Article: These Are a Few of My Least Favorite Things
Richard C. Ausness recently published an article entitled, These Are a Few of My Least Favorite Things, Quinnipac Probate Law Journal, (2021). Provided below is the Introduction to the Article:
The Uniform Probate Code (“UPC”) can trace its origins back to a Model Probate Code promulgated by the American Bar Association (“ABA”)’s section on Real Property, Probate, and Trust Law in 1946. In 1962, the Section on Real Properly, Probate, and Trust Law, along with National Conference of Commissioners on Uniform State Laws began work on what was to become the original UPC. The National Conference and the ABA’s House of Delegates approved the UPC in 1969. The 1969 UPC was an attempt to modernize some of the traditional rules and provide a degree of uniformity for the American law of wills and intestacy. In general, the original UPC did a good job of achieving these goals. The 1990 revised UPC was somewhat more ambitious.

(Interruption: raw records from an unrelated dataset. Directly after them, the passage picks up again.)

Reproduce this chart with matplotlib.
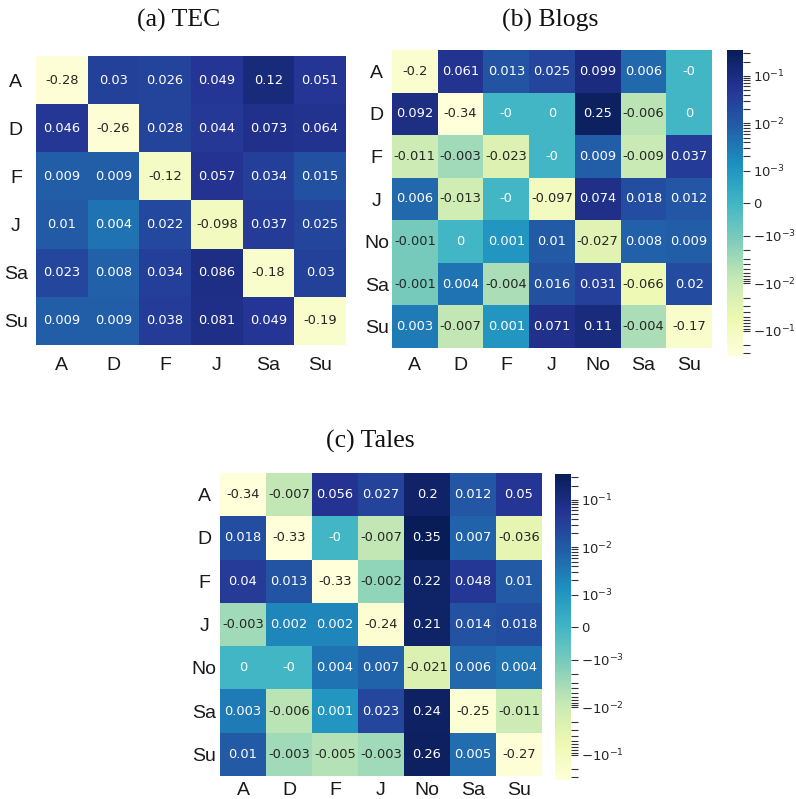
import numpy as np
import matplotlib
matplotlib.use("Agg")
import matplotlib.pyplot as plt
from matplotlib.colors import SymLogNorm, to_rgba
from matplotlib.ticker import FixedLocator

# ---------------- data ----------------
tec_labels = ["A", "D", "F", "J", "Sa", "Su"]
tec_values = [
    [-0.28, 0.03, 0.026, 0.049, 0.12, 0.051],
    [0.046, -0.26, 0.028, 0.044, 0.073, 0.064],
    [0.009, 0.009, -0.12, 0.057, 0.034, 0.015],
    [0.01, 0.004, 0.022, -0.098, 0.037, 0.025],
    [0.023, 0.008, 0.034, 0.086, -0.18, 0.03],
    [0.009, 0.009, 0.038, 0.081, 0.049, -0.19],
]

blogs_labels = ["A", "D", "F", "J", "No", "Sa", "Su"]
blogs_values = [
    [-0.2, 0.061, 0.013, 0.025, 0.099, 0.006, -0.0],
    [0.092, -0.34, -0.0, 0.0, 0.25, -0.006, 0.0],
    [-0.011, -0.003, -0.023, -0.0, 0.009, -0.009, 0.037],
    [0.006, -0.013, -0.0, -0.097, 0.074, 0.018, 0.012],
    [-0.001, 0.0, 0.001, 0.01, -0.027, 0.008, 0.009],
    [-0.001, 0.004, -0.004, 0.016, 0.031, -0.066, 0.02],
    [0.003, -0.007, 0.001, 0.071, 0.11, -0.004, -0.17],
]

tales_labels = ["A", "D", "F", "J", "No", "Sa", "Su"]
tales_values = [
    [-0.34, -0.007, 0.056, 0.027, 0.2, 0.012, 0.05],
    [0.018, -0.33, -0.0, -0.007, 0.35, 0.007, -0.036],
    [0.04, 0.013, -0.33, -0.002, 0.22, 0.048, 0.01],
    [-0.003, 0.002, 0.002, -0.24, 0.21, 0.014, 0.018],
    [0.0, -0.0, 0.004, 0.007, -0.021, 0.006, 0.004],
    [0.003, -0.006, 0.001, 0.023, 0.24, -0.25, -0.011],
    [0.01, -0.003, -0.005, -0.003, 0.26, 0.005, -0.27],
]

titles = ["(a) TEC", "(b) Blogs", "(c) Tales"]

cbar_major = [-0.1, -0.01, -0.001, 0.0, 0.001, 0.01, 0.1]
cbar_major_labels = [r"$-10^{-1}$", r"$-10^{-2}$", r"$-10^{-3}$", "0",
                     r"$10^{-3}$", r"$10^{-2}$", r"$10^{-1}$"]

VMIN, VMAX = -0.34, 0.35
LINTHRESH = 0.001

# ---------------- layout helpers ----------------
W, H = 796, 799
fig = plt.figure(figsize=(W / 100, H / 100), dpi=100)


def rect(x0, y0, x1, y1):
    return [x0 / W, 1 - y1 / H, (x1 - x0) / W, (y1 - y0) / H]


cmap = plt.get_cmap("YlGnBu")
norm = SymLogNorm(linthresh=LINTHRESH, linscale=1.0, vmin=VMIN, vmax=VMAX, base=np.e)


def rel_lum(c):
    rgb = np.array(to_rgba(c)[:3])
    rgb = np.where(rgb <= 0.03928, rgb / 12.92, ((rgb + 0.055) / 1.055) ** 2.4)
    return rgb.dot([0.2126, 0.7152, 0.0722])


def heat(ax, labels, values, ypad, xpad):
    data = np.array(values, dtype=float)
    n = data.shape[0]
    mesh = ax.pcolormesh(data, cmap=cmap, norm=norm, edgecolors="none")
    ax.set_xlim(0, n)
    ax.set_ylim(n, 0)
    for i in range(n):
        for j in range(n):
            v = data[i, j]
            col = cmap(norm(v))
            tc = ".15" if rel_lum(col) > 0.408 else "white"
            ax.text(j + 0.5, i + 0.5, "{:g}".format(v), ha="center", va="center",
                    color=tc, fontsize=9.4, family="DejaVu Sans")
    ax.set_xticks(np.arange(n) + 0.5)
    ax.set_xticklabels(labels, family="Liberation Sans", fontsize=14, color="#1a1a1a")
    ax.set_yticks(np.arange(n) + 0.5)
    ax.set_yticklabels(labels, family="Liberation Sans", fontsize=14, color="#1a1a1a",
                       rotation=0, ha="center")
    ax.tick_params(axis="both", length=0)
    ax.tick_params(axis="y", pad=ypad)
    ax.tick_params(axis="x", pad=xpad)
    for s in ax.spines.values():
        s.set_visible(False)
    return mesh


def cbar(mesh, cax):
    cb = fig.colorbar(mesh, cax=cax)
    cb.outline.set_visible(False)
    cb.set_ticks(cbar_major, labels=cbar_major_labels)
    minors = []
    for k in (-3, -2, -1):
        for m in range(2, 10):
            v = m * 10.0 ** k
            if v <= VMAX:
                minors.append(v)
            if -v >= VMIN:
                minors.append(-v)
    cb.ax.yaxis.set_minor_locator(FixedLocator(sorted(minors)))
    cb.ax.tick_params(which="both", length=5, width=0.8, color="#333333",
                      labelsize=9.5, labelcolor="#262626", pad=2.5)
    return cb


ax1 = fig.add_axes(rect(36, 56, 346, 345))
heat(ax1, tec_labels, tec_values, ypad=14.5, xpad=8.5)

ax2 = fig.add_axes(rect(392, 50, 712, 348))
m2 = heat(ax2, blogs_labels, blogs_values, ypad=11, xpad=6.5)
cax2 = fig.add_axes(rect(727, 50, 743, 356))
cbar(m2, cax2)

ax3 = fig.add_axes(rect(220, 473, 542, 776))
m3 = heat(ax3, tales_labels, tales_values, ypad=11.4, xpad=4.5)
cax3 = fig.add_axes(rect(555, 474, 571, 780))
cbar(m3, cax3)

title_kw = dict(ha="center", va="baseline", family="Liberation Serif", fontsize=18.5,
                color="#111111")
fig.text(179 / W, 1 - 27 / H, titles[0], **title_kw)
fig.text(550 / W, 1 - 27 / H, titles[1], **title_kw)
fig.text(370 / W, 1 - 448 / H, titles[2], **title_kw)

fig.savefig("out.png", dpi=100)
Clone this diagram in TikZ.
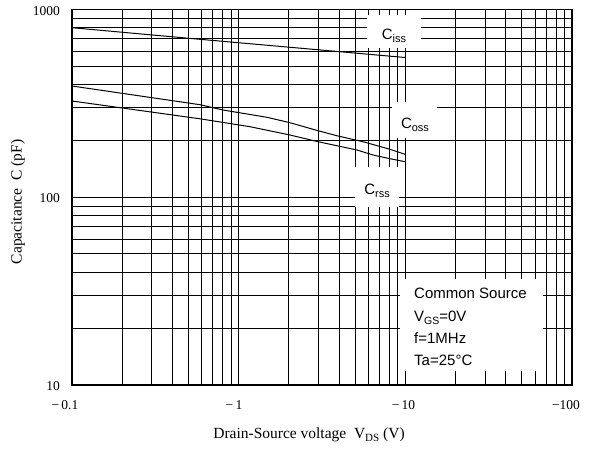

It introduced entirely new concepts such as “harmless error” and substantially changed longstanding rules on descent and distribution and elective share rights for surviving spouses. Unfortunately, some of the 1990 UPC’s sections are unnecessarily confusing and complex, while others seem excessively vague and open-ended. This Article will identify some of the worst offenders and suggest ways to improve them. Part II discusses the doctrine of representation and advocates replacing the Code’s per capita at each generation rule with the more traditional per capita with representation approach. Part III examines the harmless error rule, or dispensing power, which allows a court to probate a will even though it has not been properly executed. Part IV is concerned with the treatment of revival in the 1990 UPC. This section further explores why only a few jurisdictions have adopted said revival as most courts are turned off by the provision’s complex arrangement of presumptions going every which way. Part IV suggests a return to the 1969 UPC’s treatment of revival. Part V provides a critique of the revised UPC’s anti-lapse provision. Not only is this provision much too long and complicated, but it makes it unnecessarily difficult for a testator to allow a gift to lapse. Finally, Part VI analyzes the concept of ademption by extinction and recommends that the 1990 UPC’s provision on ademption be jettisoned and replaced by the 1969 UPC’s more workable version.